Mit Blick auf die Reaktion der Finanzmärkte sehen Jackson und sein Team drei Entwicklungen, die der Panik entgegenwirken könnten: erstens das Erreichen des Höhepunktes der Covid-19-Infektionen und -Todesfälle außerhalb Chinas; zweitens entschlossene geld- und fiskalpolitische Reaktionen, die die Finanzmärkte massiv beeindrucken und die Liquidität der Unternehmen und privaten Haushalte sichern, und schließlich die Entwicklung eines Impfstoffs (und von Mitteln zur Behandlung der Viruserkrankung). Da es bis zur Zulassung eines Impfstoffs noch mindestens zwölf Monate dauern dürfe, richteten sich die Hoffnungen aktuell auf Maßnahmen zur Eindämmung der Ausbreitung des Virus und die Maßnahmen, mit denen sich die Notenbanken und Regierungen der Wirtschaftskrise entgegenstemmen.

Tatsächlich handele die Politik – wie schon bei der globalen Finanzkrise – schnell, entschlossen und mit immer umfangreicheren Liquiditätsspritzen und Hilfspaketen. Der Erfolg derartiger Maßnahmen zur Förderung des Kreditwachstums hänge jedoch von der Bereitschaft der Banken und ihrer Kunden ab, derartige Kredite abzuschließen.

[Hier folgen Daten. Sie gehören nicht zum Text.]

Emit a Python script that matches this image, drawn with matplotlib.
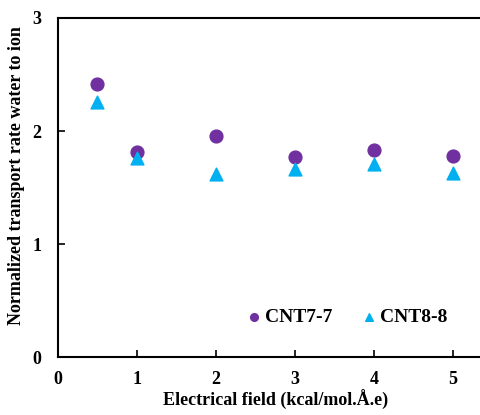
import matplotlib.pyplot as plt

plt.rcParams['font.family'] = 'Liberation Serif'
plt.rcParams['font.weight'] = 'bold'

# Electrical field values
field = [0.5, 1, 2, 3, 4, 5]

# Normalized transport rate water to ion
cnt77 = [2.42, 1.81, 1.96, 1.77, 1.83, 1.78]
cnt88 = [2.26, 1.76, 1.62, 1.66, 1.71, 1.63]

fig = plt.figure(figsize=(4.81, 4.15), dpi=100)
ax = fig.add_axes([58 / 481, 58 / 415, 423 / 481, 339 / 415])

ax.scatter(field, cnt77, marker='o', s=85, color='#7030A0', label='CNT7-7', zorder=3)
ax.scatter(field, cnt88, marker='^', s=85, color='#00B0F0', label='CNT8-8', zorder=3)

ax.set_xlim(0, 423 / 79)
ax.set_ylim(0, 3)
ax.set_xticks([0, 1, 2, 3, 4, 5])
ax.set_yticks([0, 1, 2, 3])
ax.tick_params(direction='in', length=5, width=1.2, labelsize=13)
ax.tick_params(axis='x', pad=10)
ax.tick_params(axis='y', pad=12)
ax.spines['right'].set_visible(False)
for s in ['left', 'bottom', 'top']:
    ax.spines[s].set_linewidth(1.5)

ax.set_xlabel('Electrical field (kcal/mol.Å.e)', fontsize=13, fontweight='bold', va='center')
ax.set_ylabel('Normalized transport rate water to ion', fontsize=13, fontweight='bold', va='center')
ax.xaxis.set_label_coords(0.514, -0.127)
ax.yaxis.set_label_coords(-0.097, 0.534)

ax.legend(loc='center', bbox_to_anchor=(0.68, 0.116), ncol=2, frameon=False,
          handletextpad=0.05, columnspacing=1.4, markerscale=0.6, handlelength=1.0,
          prop={'weight': 'bold', 'size': 14})

fig.savefig('out.png', dpi=100)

Derzeit sehe es zunehmend danach aus, dass die Regierungen einschreiten und normale Einnahmequellen ersetzen müssen. „Wir glauben, dass wir viele derartige Maßnahmen sehen werden. Sie werden aber ihren Preis haben“, so Jackson. Seiner Einschätzung nach könnten die Haushaltsdefizite dadurch in diesem Jahr auf 10% bis 20% des BIP ansteigen – ein Niveau, das gewöhnlich eher nur in Kriegszeiten zu sehen ist.

Unter „normalen“ Umständen basieren die makroökonomischen Einschätzungen der Analysten auf den verfügbaren Wirtschafts- und Unternehmensdaten. Wie Jackson betont, sind die Zahlen für den Zeitraum vor Februar 2020 aus heutiger Sicht aber weitgehend irrelevant und die für die Phase des wirtschaftlichen Shutdowns so gut wie nutzlos. Jetzt komme es darauf an, wie schnell sich die Wirtschaft erholt, wie lange es dauert, bis die Wirtschaftsaktivität wieder ihr normales Niveau erreicht hat, wann – falls überhaupt – Produktionsausfälle aufgeholt werden und wie viele irreparable Schäden es gibt, zum Beispiel in Form von Unternehmensinsolvenzen.

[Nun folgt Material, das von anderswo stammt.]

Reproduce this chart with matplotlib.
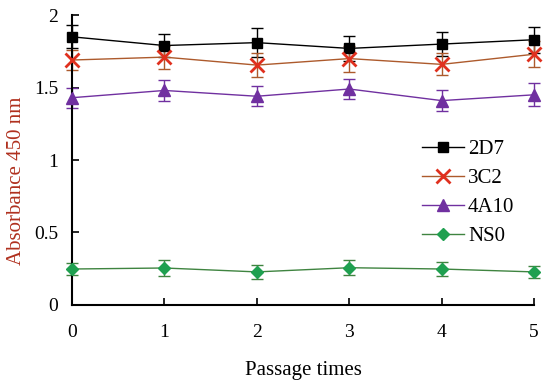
import matplotlib.pyplot as plt
from matplotlib import rcParams

rcParams["font.family"] = ["Liberation Serif", "DejaVu Serif"]

passages = [0, 1, 2, 3, 4, 5]

# absorbance at 450 nm for each clone, with error bars
a_2d7 = [1.85, 1.79, 1.81, 1.77, 1.80, 1.83]
e_2d7 = [0.08, 0.08, 0.10, 0.085, 0.08, 0.09]
a_3c2 = [1.69, 1.71, 1.655, 1.70, 1.66, 1.73]
e_3c2 = [0.07, 0.08, 0.085, 0.09, 0.075, 0.09]
a_4a10 = [1.43, 1.48, 1.44, 1.49, 1.41, 1.45]
e_4a10 = [0.07, 0.07, 0.07, 0.07, 0.07, 0.08]
a_ns0 = [0.248, 0.255, 0.228, 0.257, 0.248, 0.228]
e_ns0 = [0.04, 0.055, 0.05, 0.05, 0.05, 0.04]

yticks = [0, 0.5, 1, 1.5, 2]
ytick_labels = ["0", "0.5", "1", "1.5", "2"]

fig = plt.figure(figsize=(5.5, 3.87), dpi=100)
ax = fig.add_axes([0.131, 0.212, 0.84, 0.749])

series = [
    ("2D7", a_2d7, e_2d7, "black", "black", "s", 7),
    ("3C2", a_3c2, e_3c2, "#ad5a2c", "#e0301e", "x", 10),
    ("4A10", a_4a10, e_4a10, "#7030a0", "#7030a0", "^", 8),
    ("NS0", a_ns0, e_ns0, "#3f8440", "#1fa050", "D", 6),
]
for name, vals, errs, lc, mc, mk, ms in series:
    ax.errorbar(passages, vals, yerr=errs, fmt="none", ecolor=lc,
                elinewidth=1.0, capsize=4, capthick=1.0, clip_on=False, zorder=2)
    ax.plot(passages, vals, color=lc, lw=1.0, marker=mk, markersize=ms,
            markerfacecolor=mc, markeredgecolor=mc,
            markeredgewidth=2 if mk == "x" else 1,
            label=name, clip_on=False, zorder=3)

ax.set_xlim(0, 5)
ax.set_ylim(0, 2)
ax.set_xticks(passages)
ax.set_yticks(yticks)
ax.set_yticklabels(ytick_labels)
ax.tick_params(direction="in", length=5, width=1.2, labelsize=14)
ax.tick_params(axis="x", pad=14)
ax.tick_params(axis="y", pad=10)
for s in ["top", "right"]:
    ax.spines[s].set_visible(False)
for s in ["left", "bottom"]:
    ax.spines[s].set_linewidth(1.5)

ax.set_xlabel("Passage times", fontsize=15, labelpad=14)
ax.set_ylabel("Absorbance 450 nm", fontsize=15, color="#b0301e")
ax.yaxis.set_label_coords(-0.100, 0.43)

ax.legend(loc="upper left", bbox_to_anchor=(0.74, 0.60), frameon=False,
          fontsize=15, handlelength=2.0, labelspacing=0.45, handletextpad=0.2,
          borderaxespad=0)

fig.savefig("out.png", dpi=100)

Wie schwer die Einschnitte für die chinesische Wirtschaft im ersten Quartal 2020 waren, wissen wir noch nicht. Die Rückgänge der Einzelhandelsumsätze und Anlageinvestitionen sprechen aber dafür, dass Chinas BIP im ersten Quartal geschrumpft ist. Hier glaubt man bei Invesco, dass andere Volkswirtschaften von Ende des ersten Quartals bis Anfang des zweiten Quartals einen ähnlichen Prozess durchlaufen werden. Auf dieser Grundlage halten sie eine technische Rezession (zwei aufeinanderfolgende Quartale negativer Wachstumsraten) auf globaler Ebene für möglich und meinen, dass das Wachstum im Gesamtjahr davon abhängen wird, wie schnell die Rückkehr zur Normalität gelingt und Produktionsausfälle aufgeholt werden. „Ausmaß und Dauer des Abschwungs sowie das Tempo der anschließenden Erholung hängen von den politischen Entscheidungen ab, die jetzt getroffen werden“, so Jackson abschließend.